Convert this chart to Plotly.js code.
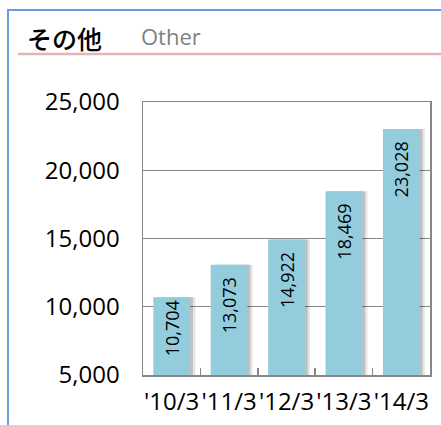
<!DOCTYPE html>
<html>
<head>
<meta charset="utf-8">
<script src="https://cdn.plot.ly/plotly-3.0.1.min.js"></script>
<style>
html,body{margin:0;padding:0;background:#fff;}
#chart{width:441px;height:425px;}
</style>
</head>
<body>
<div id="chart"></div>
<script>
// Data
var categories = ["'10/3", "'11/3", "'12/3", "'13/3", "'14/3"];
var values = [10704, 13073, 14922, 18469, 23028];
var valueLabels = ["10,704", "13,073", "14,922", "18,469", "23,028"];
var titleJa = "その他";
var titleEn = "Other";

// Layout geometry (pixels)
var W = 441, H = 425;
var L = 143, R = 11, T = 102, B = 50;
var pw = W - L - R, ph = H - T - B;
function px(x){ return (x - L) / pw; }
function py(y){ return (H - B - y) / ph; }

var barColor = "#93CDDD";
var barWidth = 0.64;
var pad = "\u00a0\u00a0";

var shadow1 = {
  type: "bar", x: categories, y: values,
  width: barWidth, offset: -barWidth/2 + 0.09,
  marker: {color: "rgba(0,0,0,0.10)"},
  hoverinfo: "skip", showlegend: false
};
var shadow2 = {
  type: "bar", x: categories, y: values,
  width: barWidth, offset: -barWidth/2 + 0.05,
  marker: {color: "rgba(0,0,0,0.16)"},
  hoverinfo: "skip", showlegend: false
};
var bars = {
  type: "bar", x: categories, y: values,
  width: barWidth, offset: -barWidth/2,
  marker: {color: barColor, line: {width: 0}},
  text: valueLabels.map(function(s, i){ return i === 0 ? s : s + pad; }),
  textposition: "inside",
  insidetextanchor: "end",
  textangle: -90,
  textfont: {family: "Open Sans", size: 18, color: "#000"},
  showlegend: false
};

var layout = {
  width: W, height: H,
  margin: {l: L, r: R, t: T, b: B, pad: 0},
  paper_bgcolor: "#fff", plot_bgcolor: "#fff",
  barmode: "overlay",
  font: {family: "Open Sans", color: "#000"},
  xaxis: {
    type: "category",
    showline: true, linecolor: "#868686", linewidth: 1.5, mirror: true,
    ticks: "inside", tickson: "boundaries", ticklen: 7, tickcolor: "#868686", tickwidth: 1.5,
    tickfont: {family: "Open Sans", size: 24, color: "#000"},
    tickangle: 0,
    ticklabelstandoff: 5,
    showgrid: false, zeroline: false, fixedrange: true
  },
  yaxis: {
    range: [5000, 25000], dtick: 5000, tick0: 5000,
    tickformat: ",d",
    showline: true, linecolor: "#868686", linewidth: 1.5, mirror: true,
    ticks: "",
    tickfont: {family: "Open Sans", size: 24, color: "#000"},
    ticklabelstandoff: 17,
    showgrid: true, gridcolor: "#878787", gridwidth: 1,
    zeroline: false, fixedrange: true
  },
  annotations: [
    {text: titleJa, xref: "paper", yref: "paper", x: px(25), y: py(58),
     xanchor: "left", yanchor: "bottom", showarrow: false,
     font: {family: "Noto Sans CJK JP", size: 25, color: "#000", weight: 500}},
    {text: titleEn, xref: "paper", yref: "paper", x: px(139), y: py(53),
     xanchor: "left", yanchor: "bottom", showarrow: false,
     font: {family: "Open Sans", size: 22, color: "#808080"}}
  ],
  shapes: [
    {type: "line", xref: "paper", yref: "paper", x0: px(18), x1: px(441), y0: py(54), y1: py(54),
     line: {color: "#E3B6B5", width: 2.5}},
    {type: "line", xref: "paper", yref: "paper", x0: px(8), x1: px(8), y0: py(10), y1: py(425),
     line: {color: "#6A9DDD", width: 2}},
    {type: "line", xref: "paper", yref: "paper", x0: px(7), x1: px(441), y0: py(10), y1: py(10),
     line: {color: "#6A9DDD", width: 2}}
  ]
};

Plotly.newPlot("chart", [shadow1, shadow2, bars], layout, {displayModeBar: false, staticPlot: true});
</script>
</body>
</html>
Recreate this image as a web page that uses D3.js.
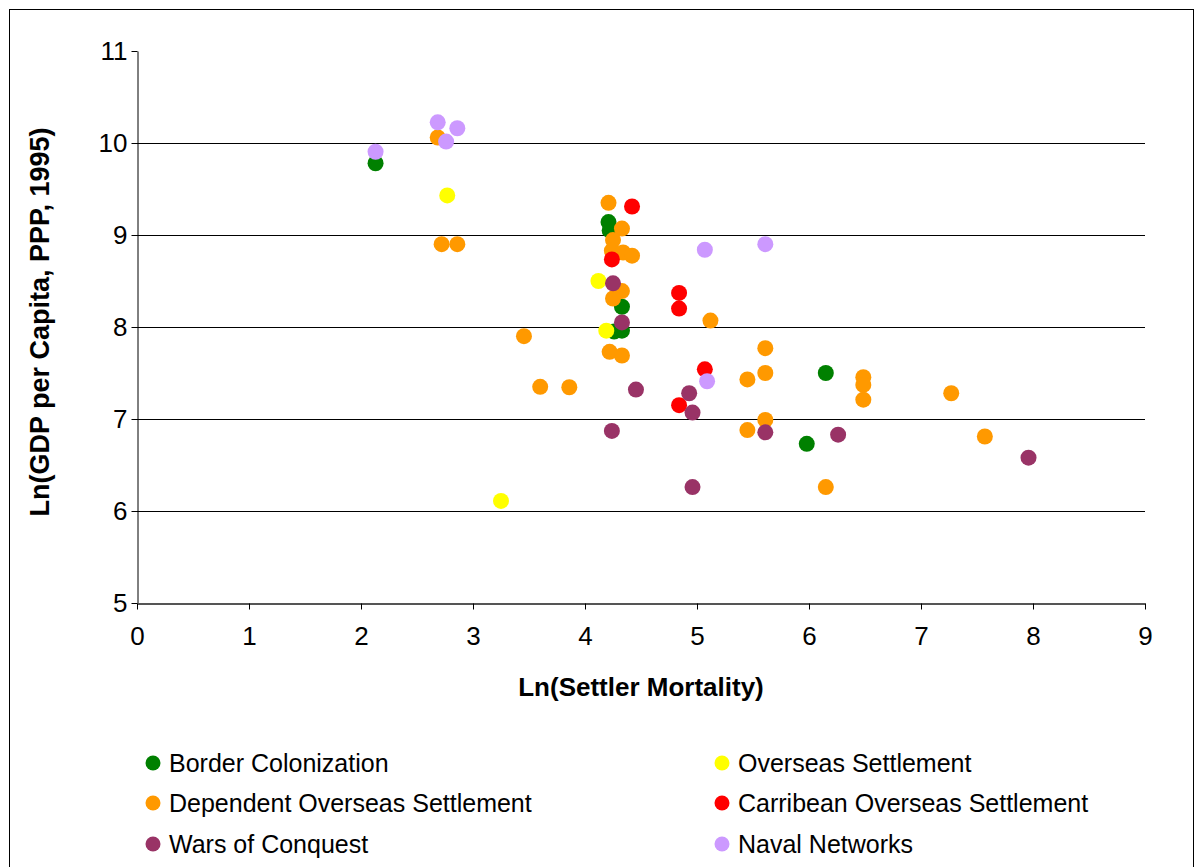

========================================

■ **AIM OF THE EXERCISE**
All the records above need to be given again word for word. Skip the pictures.

■ **EXERCISE RESULT**
Convert this chart to Plotly.js code.
<!DOCTYPE html>
<html>
<head>
<meta charset="utf-8">
<script src="https://cdn.plot.ly/plotly-3.0.1.min.js"></script>
<style>
html,body{margin:0;padding:0;background:#fff;}
#chart{width:441px;height:425px;}
</style>
</head>
<body>
<div id="chart"></div>
<script>
// Data
var categories = ["'10/3", "'11/3", "'12/3", "'13/3", "'14/3"];
var values = [10704, 13073, 14922, 18469, 23028];
var valueLabels = ["10,704", "13,073", "14,922", "18,469", "23,028"];
var titleJa = "その他";
var titleEn = "Other";

// Layout geometry (pixels)
var W = 441, H = 425;
var L = 143, R = 11, T = 102, B = 50;
var pw = W - L - R, ph = H - T - B;
function px(x){ return (x - L) / pw; }
function py(y){ return (H - B - y) / ph; }

var barColor = "#93CDDD";
var barWidth = 0.64;
var pad = "\u00a0\u00a0";

var shadow1 = {
  type: "bar", x: categories, y: values,
  width: barWidth, offset: -barWidth/2 + 0.09,
  marker: {color: "rgba(0,0,0,0.10)"},
  hoverinfo: "skip", showlegend: false
};
var shadow2 = {
  type: "bar", x: categories, y: values,
  width: barWidth, offset: -barWidth/2 + 0.05,
  marker: {color: "rgba(0,0,0,0.16)"},
  hoverinfo: "skip", showlegend: false
};
var bars = {
  type: "bar", x: categories, y: values,
  width: barWidth, offset: -barWidth/2,
  marker: {color: barColor, line: {width: 0}},
  text: valueLabels.map(function(s, i){ return i === 0 ? s : s + pad; }),
  textposition: "inside",
  insidetextanchor: "end",
  textangle: -90,
  textfont: {family: "Open Sans", size: 18, color: "#000"},
  showlegend: false
};

var layout = {
  width: W, height: H,
  margin: {l: L, r: R, t: T, b: B, pad: 0},
  paper_bgcolor: "#fff", plot_bgcolor: "#fff",
  barmode: "overlay",
  font: {family: "Open Sans", color: "#000"},
  xaxis: {
    type: "category",
    showline: true, linecolor: "#868686", linewidth: 1.5, mirror: true,
    ticks: "inside", tickson: "boundaries", ticklen: 7, tickcolor: "#868686", tickwidth: 1.5,
    tickfont: {family: "Open Sans", size: 24, color: "#000"},
    tickangle: 0,
    ticklabelstandoff: 5,
    showgrid: false, zeroline: false, fixedrange: true
  },
  yaxis: {
    range: [5000, 25000], dtick: 5000, tick0: 5000,
    tickformat: ",d",
    showline: true, linecolor: "#868686", linewidth: 1.5, mirror: true,
    ticks: "",
    tickfont: {family: "Open Sans", size: 24, color: "#000"},
    ticklabelstandoff: 17,
    showgrid: true, gridcolor: "#878787", gridwidth: 1,
    zeroline: false, fixedrange: true
  },
  annotations: [
    {text: titleJa, xref: "paper", yref: "paper", x: px(25), y: py(58),
     xanchor: "left", yanchor: "bottom", showarrow: false,
     font: {family: "Noto Sans CJK JP", size: 25, color: "#000", weight: 500}},
    {text: titleEn, xref: "paper", yref: "paper", x: px(139), y: py(53),
     xanchor: "left", yanchor: "bottom", showarrow: false,
     font: {family: "Open Sans", size: 22, color: "#808080"}}
  ],
  shapes: [
    {type: "line", xref: "paper", yref: "paper", x0: px(18), x1: px(441), y0: py(54), y1: py(54),
     line: {color: "#E3B6B5", width: 2.5}},
    {type: "line", xref: "paper", yref: "paper", x0: px(8), x1: px(8), y0: py(10), y1: py(425),
     line: {color: "#6A9DDD", width: 2}},
    {type: "line", xref: "paper", yref: "paper", x0: px(7), x1: px(441), y0: py(10), y1: py(10),
     line: {color: "#6A9DDD", width: 2}}
  ]
};

Plotly.newPlot("chart", [shadow1, shadow2, bars], layout, {displayModeBar: false, staticPlot: true});
</script>
</body>
</html>
Recreate this image as a web page that uses D3.js.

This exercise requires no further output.